[A block of data]
>> BEGIN
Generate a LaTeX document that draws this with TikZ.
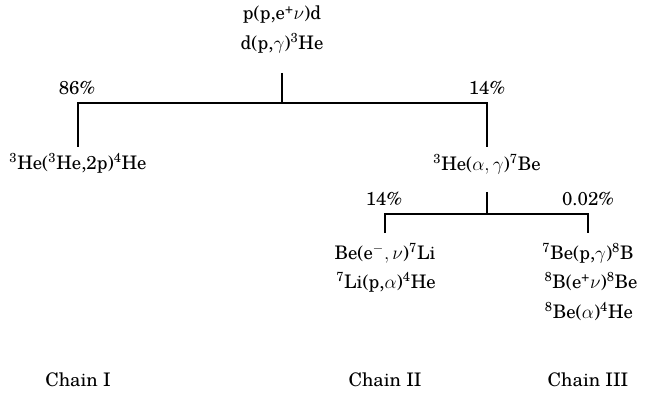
\documentclass[tikz,border=0pt]{standalone}
\usepackage{fontspec}
\setmainfont{TeX Gyre Schola}
\tikzset{
  lbl/.style={inner sep=0pt, anchor=center, font=\fontsize{14}{16}\selectfont},
  link/.style={draw=black, line width=0.9pt}
}
\newcommand{\sps}[1]{\textsuperscript{#1}}
\begin{document}
\begin{tikzpicture}[x=0.75pt,y=-0.75pt]
\useasboundingbox (0,0) rectangle (646,399);
% texts
\node[lbl] (pp1) at (282,15) {p(p,e\sps{+}$\nu$)d};
\node[lbl] (pp2) at (282,43) {d(p,$\gamma$)\sps{3}He};
\node[lbl] (p86) at (77,88) {86\%};
\node[lbl] (p14a) at (487,88) {14\%};
\node[lbl] (c1) at (78,163) {\sps{3}He(\sps{3}He,2p)\sps{4}He};
\node[lbl] (he) at (487,164) {\sps{3}He($\alpha,\gamma$)\sps{7}Be};
\node[lbl] (p14b) at (384,199) {14\%};
\node[lbl] (p002) at (588,199) {0.02\%};
\node[lbl] (be1) at (385,253) {Be(e\sps{$-$}$,\nu$)\sps{7}Li};
\node[lbl] (be2) at (386,282) {\sps{7}Li(p,$\alpha$)\sps{4}He};
\node[lbl] (b1) at (588,253) {\sps{7}Be(p,$\gamma$)\sps{8}B};
\node[lbl] (b2) at (591,282) {\sps{8}B(e\sps{+}$\nu$)\sps{8}Be};
\node[lbl] (b3) at (589,312) {\sps{8}Be($\alpha$)\sps{4}He};
\node[lbl] (ch1) at (78,380) {Chain I};
\node[lbl] (ch2) at (385,380) {Chain II};
\node[lbl] (ch3) at (588,380) {Chain III};
% junctions
\coordinate (t0) at (282,73);
\coordinate (j0) at (282,103);
\coordinate (jl) at (78,103);
\coordinate (jr) at (487,103);
\coordinate (el) at (78,147);
\coordinate (er) at (487,147);
\coordinate (t1) at (487,192);
\coordinate (j1) at (487,214);
\coordinate (kl) at (385,214);
\coordinate (kr) at (588,214);
\coordinate (fl) at (385,233);
\coordinate (fr) at (588,233);
% connectors
\draw[link] (t0) -- (j0);
\draw[link] (el) -- (jl) -- (jr) -- (er);
\draw[link] (t1) -- (j1);
\draw[link] (fl) -- (kl) -- (kr) -- (fr);
\end{tikzpicture}
\end{document}
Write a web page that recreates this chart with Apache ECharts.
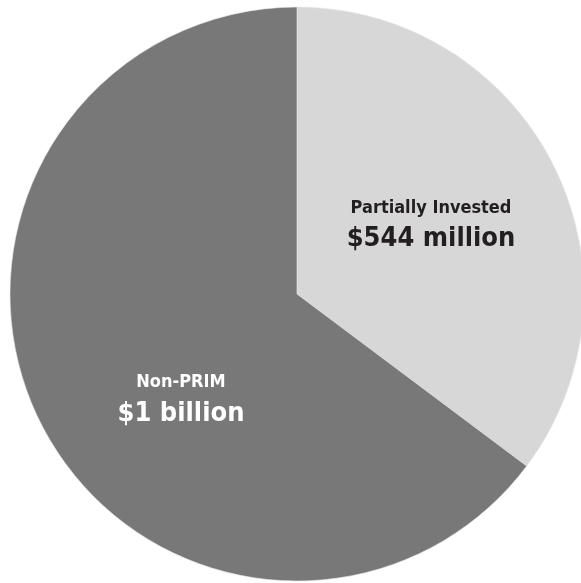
<!DOCTYPE html>
<html>
<head>
<meta charset="utf-8">
<script src="https://cdn.jsdelivr.net/npm/echarts@6/dist/echarts.min.js"></script>
<style>
  html, body { margin: 0; padding: 0; background: #ffffff; }
  #chart { width: 581px; height: 583px; }
</style>
</head>
<body>
<div id="chart"></div>
<script>
// Fund allocation, in millions of dollars
const categories = ['Partially Invested', 'Non-PRIM'];
const values = [544, 1000];
const valueLabels = ['$544 million', '$1 billion'];

const sliceColors = ['#d7d7d7', '#787878'];
const textColors = ['#231f20', '#ffffff'];
const labelOffsets = [[3, -3], [15, 40]];
const labelFont = "'DejaVu Sans Condensed', 'Liberation Sans Narrow', 'Arial Narrow', sans-serif";

const chart = echarts.init(document.getElementById('chart'), null, { renderer: 'canvas' });

const data = categories.map((name, i) => ({
  name: name,
  value: values[i],
  itemStyle: { color: sliceColors[i] },
  label: {
    offset: labelOffsets[i],
    formatter: '{a|' + name + '}\n{b|' + valueLabels[i] + '}',
    rich: {
      a: { fontFamily: labelFont, fontWeight: 'bold', fontSize: 18, color: textColors[i], lineHeight: 28, align: 'center' },
      b: { fontFamily: labelFont, fontWeight: 'bold', fontSize: 27, color: textColors[i], lineHeight: 34, align: 'center' }
    }
  }
}));

chart.setOption({
  animation: false,
  backgroundColor: '#ffffff',
  series: [{
    type: 'pie',
    center: [297, 294],
    radius: 287,
    startAngle: 90,
    clockwise: true,
    silent: true,
    itemStyle: { borderColor: '#e8e8e8', borderWidth: 0.6 },
    label: { show: true, position: 'inside' },
    labelLine: { show: false },
    data: data
  }]
});
</script>
</body>
</html>
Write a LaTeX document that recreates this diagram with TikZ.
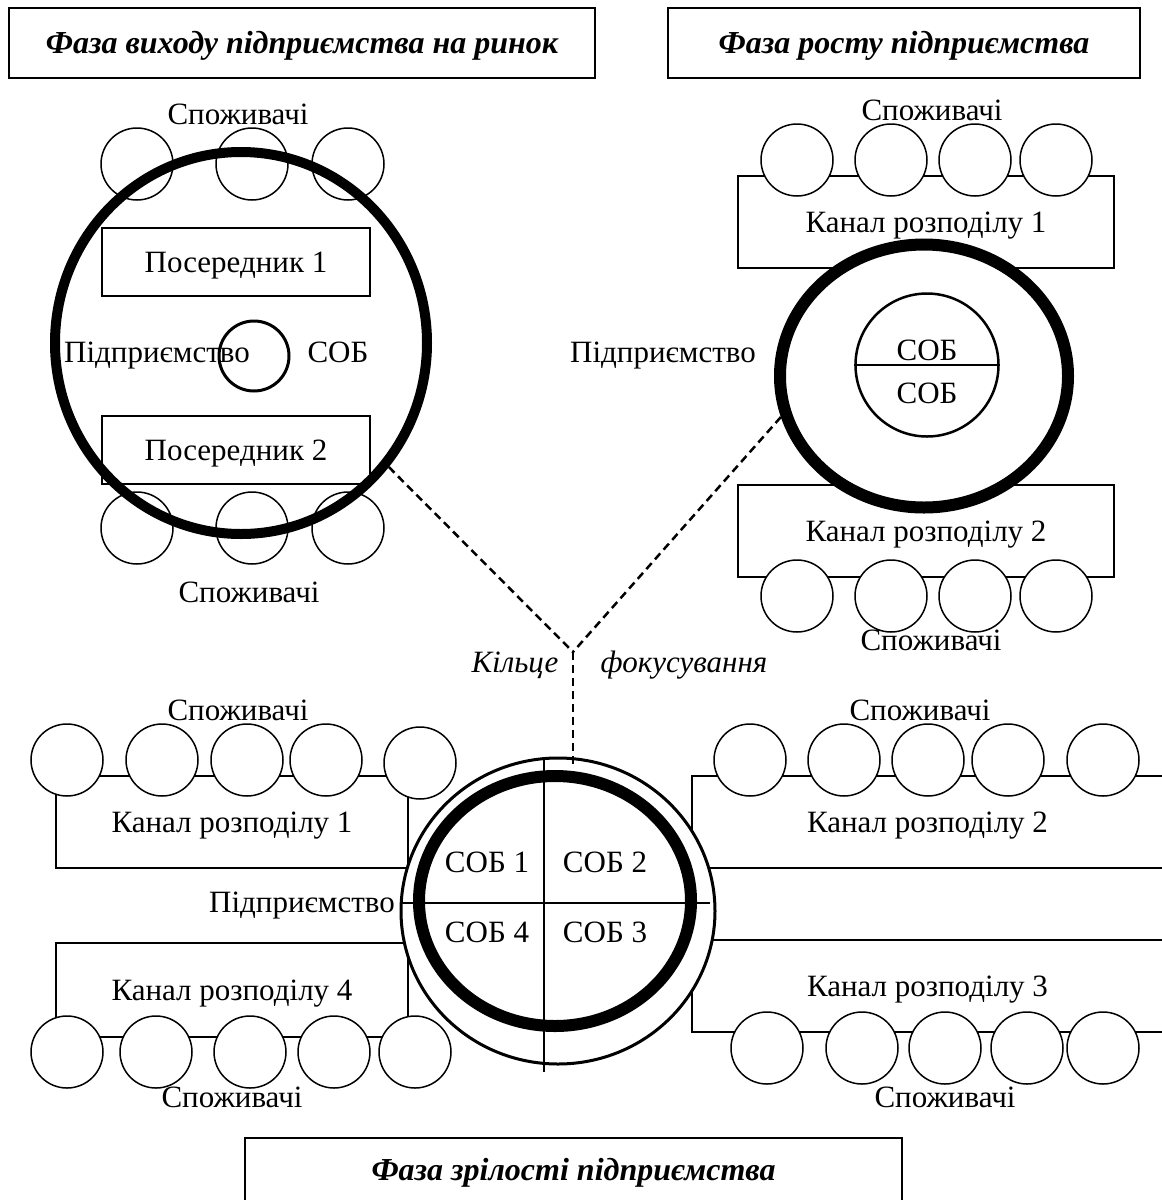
\documentclass[tikz,border=0pt]{standalone}
\usepackage{fontspec}
\setmainfont{Liberation Serif}
\usetikzlibrary{shapes.geometric}
\begin{document}
\begin{tikzpicture}[x=1pt,y=-1pt,
  every node/.style={font=\fontsize{31}{36}\selectfont,inner sep=0pt,text height=20.5pt,text depth=0pt},
  consumer/.style={circle,draw,fill=white,line width=1.5pt,minimum size=72pt},
  chanbox/.style={rectangle,draw,fill=white,line width=1.5pt},
  phasebox/.style={rectangle,draw,line width=1.5pt,font=\fontsize{32}{38}\selectfont\bfseries\itshape},
  thickring/.style={ellipse,draw,line width=#1},
  focusline/.style={line width=2.5pt,dash pattern=on 8pt off 5pt},
  divider/.style={line width=1.5pt},
  slanted/.style={font=\fontsize{31}{36}\selectfont\itshape}
]
\useasboundingbox (0,0) rectangle (1162,1200);
\clip (0,0) rectangle (1162,1200);

% ---------- phase titles ----------
\node[phasebox,minimum width=586pt,minimum height=70pt] (ph1) at (302,43) {Фаза виходу підприємства на ринок};
\node[phasebox,minimum width=472pt,minimum height=70pt] (ph2) at (904,43) {Фаза росту підприємства};
\node[phasebox,minimum width=657pt,minimum height=64pt] (ph3) at (573.5,1170) {Фаза зрілості підприємства};

% ---------- entry phase ----------
\node (tlTop) at (238,114) {Споживачі};
\foreach \x [count=\i] in {137,252,348} {
  \node[consumer] (tla\i) at (\x,164) {};
  \node[consumer] (tlb\i) at (\x,528) {};
}
\node[chanbox,minimum width=268pt,minimum height=68pt] (mid1) at (236,262) {Посередник 1};
\node[chanbox,minimum width=268pt,minimum height=68pt] (mid2) at (236,450) {Посередник 2};
\node[thickring=10pt,minimum width=372pt,minimum height=382pt] (entL) at (241,343) {};
\node[circle,draw,line width=3pt,minimum size=70pt] (sobL) at (254,356) {};
\node (entLtxt) at (157,352) {Підприємство};
\node (sobLtxt) at (338,352) {СОБ};
\node (tlBot) at (249,592) {Споживачі};

% ---------- growth phase ----------
\node (trTop) at (932,110) {Споживачі};
\node[chanbox,minimum width=376pt,minimum height=92pt] (chR1) at (926,222) {Канал розподілу 1};
\node[chanbox,minimum width=376pt,minimum height=92pt] (chR2) at (926,531) {Канал розподілу 2};
\foreach \x [count=\i] in {797,891,975,1056} {
  \node[consumer] (tra\i) at (\x,160) {};
  \node[consumer] (trb\i) at (\x,596) {};
}
\node[thickring=12pt,fill=white,minimum width=288pt,minimum height=263pt] (entR) at (924,376) {};
\node[circle,draw,line width=2.5pt,minimum size=143pt] (sobR) at (927,365) {};
\draw[line width=2pt] (sobR.west) -- (sobR.east);
\node (sobRa) at (927,350) {СОБ};
\node (sobRb) at (927,393) {СОБ};
\node (entRtxt) at (663,352) {Підприємство};
\node (trBot) at (931,640) {Споживачі};

% ---------- maturity phase ----------
\node[chanbox,minimum width=352pt,minimum height=92pt] (chB1) at (232,822) {Канал розподілу 1};
\node[chanbox,minimum width=352pt,minimum height=94pt] (chB4) at (232,990) {Канал розподілу 4};
\node[chanbox,minimum width=471pt,minimum height=92pt] (chB2) at (927.5,822) {Канал розподілу 2};
\node[chanbox,minimum width=471pt,minimum height=92pt] (chB3) at (927.5,986) {Канал розподілу 3};
\foreach \x/\y [count=\i] in {67/760,162/760,247/760,326/760,420/763} {
  \node[consumer] (bla\i) at (\x,\y) {};
}
\foreach \x [count=\i] in {67,156,250,334,415} {
  \node[consumer] (blb\i) at (\x,1052) {};
}
\foreach \x [count=\i] in {750,844,928,1008,1103} {
  \node[consumer] (bra\i) at (\x,760) {};
}
\foreach \x [count=\i] in {767,862,945,1027,1103} {
  \node[consumer] (brb\i) at (\x,1048) {};
}
\node[thickring=3pt,fill=white,minimum width=314pt,minimum height=306pt] (entB) at (558,911) {};
\node[thickring=12pt,minimum width=272pt,minimum height=250pt] (focB) at (555,901) {};
\coordinate (vTop) at (544,760);
\coordinate (vBot) at (544,1072);
\coordinate (hLeft) at (400,903);
\coordinate (hRight) at (710,903);
\draw[divider] (vTop) -- (vBot);
\draw[divider] (hLeft) -- (hRight);
\node (sob1) at (487,862) {СОБ 1};
\node (sob2) at (605,862) {СОБ 2};
\node (sob4) at (487,932) {СОБ 4};
\node (sob3) at (605,932) {СОБ 3};
\node[anchor=east] (entBtxt) at (395,902) {Підприємство};
\node (blTop) at (238,710) {Споживачі};
\node (blBot) at (232,1097) {Споживачі};
\node (brTop) at (920,710) {Споживачі};
\node (brBot) at (945,1097) {Споживачі};

% ---------- focusing ring ----------
\coordinate (J) at (573,652);
\draw[focusline] (entL.-40) -- (J);
\draw[focusline] (entR.196) -- (J);
\draw[focusline,shorten >=6pt] (J) -- (J |- focB.north);
\node[slanted] (ringA) at (515,662) {Кільце};
\node[slanted] (ringB) at (684,662) {фокусування};
\end{tikzpicture}
\end{document}
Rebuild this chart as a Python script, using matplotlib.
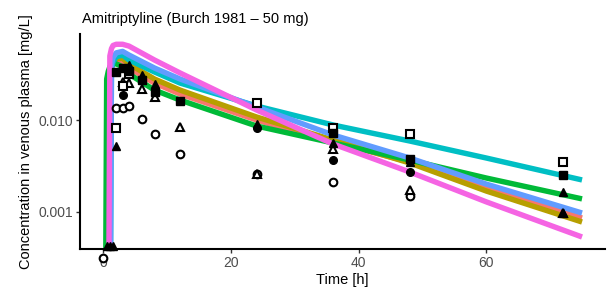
import matplotlib
matplotlib.use("Agg")
import matplotlib.pyplot as plt
from matplotlib.ticker import FixedLocator, NullLocator

plt.rcParams['font.family'] = ['Liberation Sans', 'DejaVu Sans']

# ---- simulated curves (time grid shared) ----
sim_time = [0, 0.25, 0.5, 0.75, 1.0, 1.25, 1.5, 2, 3, 4, 8, 12, 24, 36, 48, 60, 75]
Z = 1e-5
sim_salmon = [Z, Z, Z, Z, 0.032, 0.038, 0.041, 0.044, 0.042, 0.0369, 0.0253, 0.0192, 0.0100, 0.00575, 0.00348, 0.00181, 0.000854]
sim_olive  = [Z, Z, Z, Z, 0.033, 0.040, 0.044, 0.047, 0.047, 0.0408, 0.0280, 0.0212, 0.01078, 0.00605, 0.00340, 0.00168, 0.000772]
sim_green  = [Z, Z, 0.028, 0.034, 0.038, 0.040, 0.041, 0.041, 0.038, 0.0317, 0.0212, 0.0165, 0.00860, 0.00561, 0.00366, 0.00233, 0.00138]
sim_cyan   = [Z, Z, Z, Z, Z, 0.036, 0.043, 0.049, 0.0511, 0.0451, 0.0334, 0.0253, 0.01421, 0.00882, 0.00590, 0.00385, 0.00222]
sim_blue   = [Z, Z, Z, Z, Z, 0.040, 0.048, 0.054, 0.056, 0.0511, 0.0369, 0.0280, 0.01386, 0.00686, 0.00385, 0.00200, 0.000968]
sim_pink   = [Z, Z, Z, Z, 0.050, 0.060, 0.065, 0.067, 0.067, 0.064, 0.0451, 0.0326, 0.01286, 0.00547, 0.00271, 0.00128, 0.00053]
sim_series = [sim_salmon, sim_olive, sim_green, sim_cyan, sim_blue, sim_pink]
sim_colors = ['#F8766D', '#B79F00', '#00BA38', '#00BFC4', '#619CFF', '#F564E3']

# ---- observed data ----
oc_t = [0, 2, 3, 4, 6, 8, 12, 24, 36, 48]
oc_v = [0.00031, 0.0134, 0.0134, 0.0142, 0.0102, 0.0070, 0.0043, 0.0026, 0.0021, 0.00148]
fc_t = [3, 24, 36, 48]
fc_v = [0.0187, 0.0082, 0.00367, 0.00273]
ot_t = [3, 4, 6, 8, 12, 24, 36, 48, 72]
ot_v = [0.026, 0.0255, 0.022, 0.018, 0.0084, 0.0026, 0.0048, 0.00173, 0.00096]
ft_t = [0.5, 1, 1.5, 2, 4, 6, 8, 24, 36, 48, 72, 72]
ft_v = [0.00042, 0.00042, 0.00042, 0.0052, 0.040, 0.031, 0.025, 0.0090, 0.0056, 0.0035, 0.00162, 0.00096]
os_t = [2, 3, 4, 24, 36, 48, 72]
os_v = [0.0082, 0.0235, 0.0317, 0.0155, 0.0082, 0.0070, 0.00345]
fs_t = [2, 3, 4, 6, 8, 12, 36, 48, 72]
fs_v = [0.0337, 0.037, 0.034, 0.0273, 0.0204, 0.0162, 0.0073, 0.0038, 0.0025]

x_ticks = [0, 20, 40, 60]
y_ticks = [0.001, 0.010]
y_tick_labels = ['0.001', '0.010']

title = 'Amitriptyline (Burch 1981 \u2013 50 mg)'
xlabel = 'Time [h]'
ylabel = 'Concentration in venous plasma [mg/L]'

fig = plt.figure(figsize=(6.13, 2.93), dpi=100)
ax = fig.add_axes([80/613, 44/293, 525/613, 215/293])

for vals, col in zip(sim_series, sim_colors):
    ax.plot(sim_time, vals, color=col, lw=3.9, solid_capstyle='butt', solid_joinstyle='round', zorder=2)

mk = dict(color='black', ms=5.5, ls='none', zorder=3, clip_on=False)
ax.plot(oc_t, oc_v, marker='o', mfc='white', mec='black', mew=1.5, **mk)
ax.plot(fc_t, fc_v, marker='o', mfc='black', mec='black', **mk)
ax.plot(ot_t, ot_v, marker='^', mfc='white', mec='black', mew=1.5, **mk)
ax.plot(ft_t, ft_v, marker='^', mfc='black', mec='black', **mk)
ax.plot(os_t, os_v, marker='s', mfc='white', mec='black', mew=1.5, **mk)
ax.plot(fs_t, fs_v, marker='s', mfc='black', mec='black', **mk)

ax.set_yscale('log')
ax.set_xlim(-3.68, 78.6)
ax.set_ylim(0.000392, 0.0867)
ax.xaxis.set_major_locator(FixedLocator(x_ticks))
ax.yaxis.set_major_locator(FixedLocator(y_ticks))
ax.yaxis.set_minor_locator(NullLocator())
ax.set_yticklabels(y_tick_labels)

for s in ['top', 'right']:
    ax.spines[s].set_visible(False)
for s in ['left', 'bottom']:
    ax.spines[s].set_linewidth(1.5)
    ax.spines[s].set_color('black')
ax.tick_params(axis='both', which='major', length=3, width=1.0, color='#333333',
               labelcolor='#4D4D4D', labelsize=10, pad=2)

ax.set_xlabel(xlabel, fontsize=10.5, color='black', labelpad=2)
ax.set_ylabel(ylabel, fontsize=10.5, color='black', labelpad=4)
fig.text(82/613, 1 - 23/293, title, fontsize=10.5, color='black', ha='left', va='baseline')

fig.savefig('out.png', dpi=100)
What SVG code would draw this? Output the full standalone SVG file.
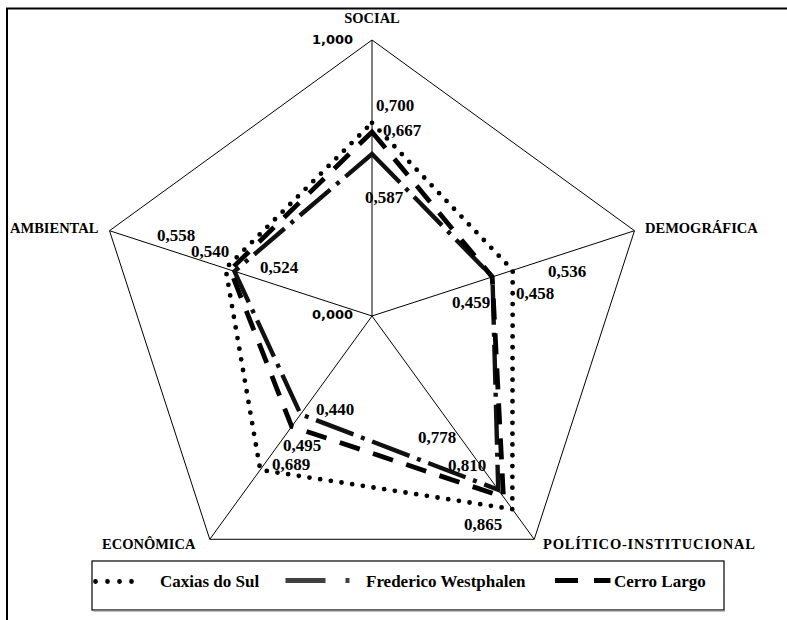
<svg xmlns="http://www.w3.org/2000/svg" width="787" height="620" viewBox="0 0 787 620">
<style>
.grid{fill:none;stroke:#000;stroke-width:1}
.cat{font-family:"Liberation Serif","Times New Roman",Tinos,"DejaVu Serif",serif;font-weight:bold;font-size:14.5px;fill:#000}
.val{font-family:"Liberation Serif","Times New Roman",Tinos,"DejaVu Serif",serif;font-weight:bold;font-size:17px;fill:#000}
.axv{font-family:"DejaVu Sans",Verdana,sans-serif;font-weight:bold;font-size:13px;fill:#000}
.leg{font-family:"Liberation Serif","Times New Roman",Tinos,"DejaVu Serif",serif;font-weight:bold;font-size:17px;fill:#000}
.caxias{fill:none;stroke:#000;stroke-width:4.8;stroke-linecap:round;stroke-dasharray:0 10.8}
.fred{fill:none;stroke:#111;stroke-width:4.4;stroke-dasharray:40 8 4 8}
.cerro{fill:none;stroke:#000;stroke-width:4.8;stroke-dasharray:21 14}
</style>
<rect x="0" y="0" width="787" height="620" fill="#fff"/>
<rect x="7" y="8.5" width="800" height="700" fill="none" stroke="#000" stroke-width="2"/>
<g id="grid">
<polygon class="grid" points="372,40 634.49,230.71 534.23,539.29 209.77,539.29 109.51,230.71"/>
<line class="grid" x1="372" y1="316" x2="372" y2="40"/>
<line class="grid" x1="372" y1="316" x2="634.49" y2="230.71"/>
<line class="grid" x1="372" y1="316" x2="534.23" y2="539.29"/>
<line class="grid" x1="372" y1="316" x2="209.77" y2="539.29"/>
<line class="grid" x1="372" y1="316" x2="109.51" y2="230.71"/>
</g>
<g id="categories">
<text id="social" class="cat" x="372" y="23" text-anchor="middle">SOCIAL</text>
<text id="demografica" class="cat" x="645" y="233">DEMOGRÁFICA</text>
<text id="politico" class="cat" x="543" y="549" textLength="212">POLÍTICO-INSTITUCIONAL</text>
<text id="economica" class="cat" x="102" y="549">ECONÔMICA</text>
<text id="ambiental" class="cat" x="10" y="233">AMBIENTAL</text>
<text class="axv" x="312" y="44">1,000</text>
<text class="axv" x="312" y="319">0,000</text>
</g>
<g id="connectors">
<polygon id="series-caxias" class="caxias" points="372,122.8 512.7,270.28 512.33,509.15 260.22,469.85 225.53,268.41"/>
<polygon id="series-fred" class="fred" points="372,153.99 492.48,276.85 498.22,489.72 300.62,414.25 234.45,271.31"/>
<polygon id="series-cerro" class="cerro" points="372,131.91 492.22,276.94 503.41,496.86 291.7,426.53 230.25,269.94"/>
</g>
<g id="values">
<text class="val" x="376" y="111">0,700</text>
<text class="val" x="383" y="136">0,667</text>
<text class="val" x="365" y="203">0,587</text>
<text class="val" x="157" y="241">0,558</text>
<text class="val" x="191" y="257">0,540</text>
<text class="val" x="260" y="273">0,524</text>
<text class="val" x="548" y="277">0,536</text>
<text class="val" x="516" y="299">0,458</text>
<text class="val" x="452" y="308">0,459</text>
<text class="val" x="316" y="415">0,440</text>
<text class="val" x="283" y="451">0,495</text>
<text class="val" x="272" y="470">0,689</text>
<text class="val" x="418" y="443">0,778</text>
<text class="val" x="448" y="471">0,810</text>
<text class="val" x="464" y="530">0,865</text>
</g>
<g id="legend">
<rect x="92" y="561" width="632" height="49" fill="none" stroke="#000" stroke-width="1.2"/>
<line x1="93" y1="611" x2="725" y2="611" stroke="#888" stroke-width="1.2"/>
<line x1="95.5" y1="581.5" x2="143.5" y2="581.5" stroke="#000" stroke-width="4.8" stroke-linecap="round" stroke-dasharray="0 12"/>
<text class="leg" x="160" y="587">Caxias do Sul</text>
<line x1="285.5" y1="580.5" x2="325.5" y2="580.5" stroke="#404040" stroke-width="5"/>
<rect x="345.5" y="578" width="4" height="5" fill="#404040"/>
<text class="leg" x="366" y="587">Frederico Westphalen</text>
<line x1="555" y1="580.5" x2="578" y2="580.5" stroke="#000" stroke-width="5"/>
<line x1="594" y1="580.5" x2="610.5" y2="580.5" stroke="#000" stroke-width="5"/>
<text class="leg" x="614" y="587">Cerro Largo</text>
</g>
</svg>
>> END
EXERCISE INSTRUCTIONS »
Make an exact copy of the lines from the one with "Rebuild this chart" through the one with "plt.rcParams['font.family'] = ['Liberation", both ends in, and nothing else. Drop every picture.

SOLUTION FOR THIS PROBLEM »
Rebuild this chart as a Python script, using matplotlib.
import matplotlib
matplotlib.use("Agg")
import matplotlib.pyplot as plt
from matplotlib.ticker import FixedLocator, NullLocator

plt.rcParams['font.family'] = ['Liberation Sans', 'DejaVu Sans']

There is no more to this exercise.